The Pacific Islands Roundtable for Nature Conservation reached a turning point in its history in June 2008, with eight organisations signing a Membership Charter that commits them to improve how each of the members will work in Pacific island countries. Signing the Charter formalises membership on the Roundtable and commits organisations to becoming more transparent and accountable in implementing the newly drafted Regional Action Strategy for Nature Conservation, 2008-2012.
“The Charter reflects the collective experience of Roundtable members and our recognition that there is a need for radical change in the way we work together,” said Stuart Chape, who signed the Charter on behalf of the Director of the Secretariat of the Pacific Regional Environment Programme (SPREP).
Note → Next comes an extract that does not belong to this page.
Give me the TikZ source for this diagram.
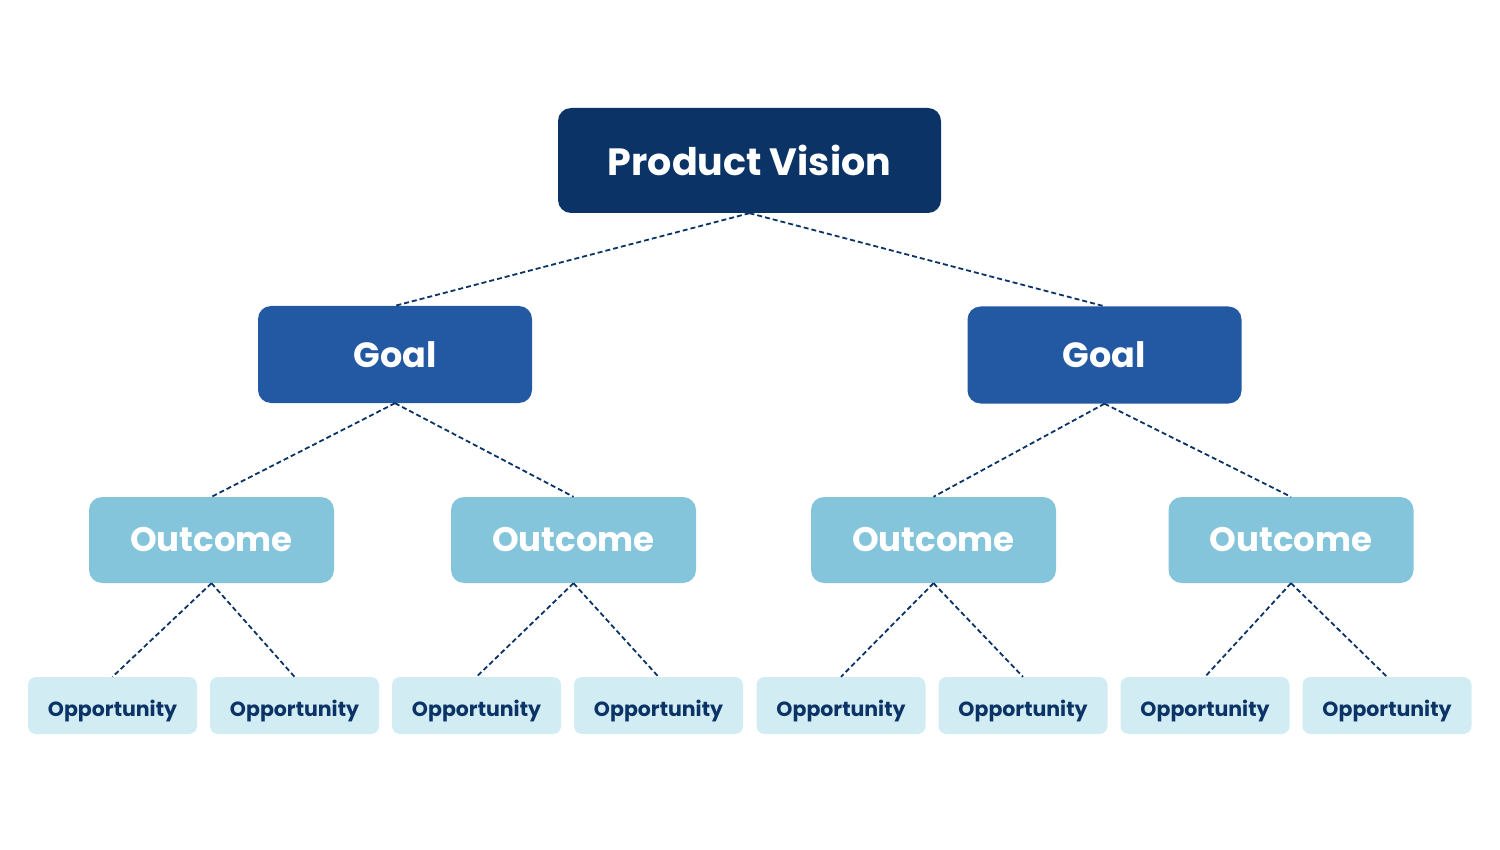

Another signatory, Chris Margules, Director for Conservation International’s Indonesia-Pacific Field Division, added, “Most importantly, the Charter commits members to working in the interests of countries and supporting the implementation of National Biodiversity Strategic Action Plans (NBSAPS). The NBSAPs outline a country’s conservation priorities and need to play a more prominent role in driving the work of conservation organisations and donors.”
“The Roundtable is a professional conservation body, which provides a valuable process for bringing strategic oversight to conservation in the region,” explained Taholo Kami, current Chair of the Roundtable and Director of the Suva-based IUCN Regional Office for Oceania. “There are many organisations working in nature conservation throughout the Pacific region and we need an effective forum to ensure accountability, transparency and coordination for conservation.”
The membership charter was also signed by the University of the South Pacific, the Pacific Applied GeoScience Commission (SOPAC), the Locally Managed Marine Area Network, the South Pacific Programme Office for WWF and The Nature Conservancy.
Other organisations will have opportunity to consider the Charter and become Roundtable members over the next three months.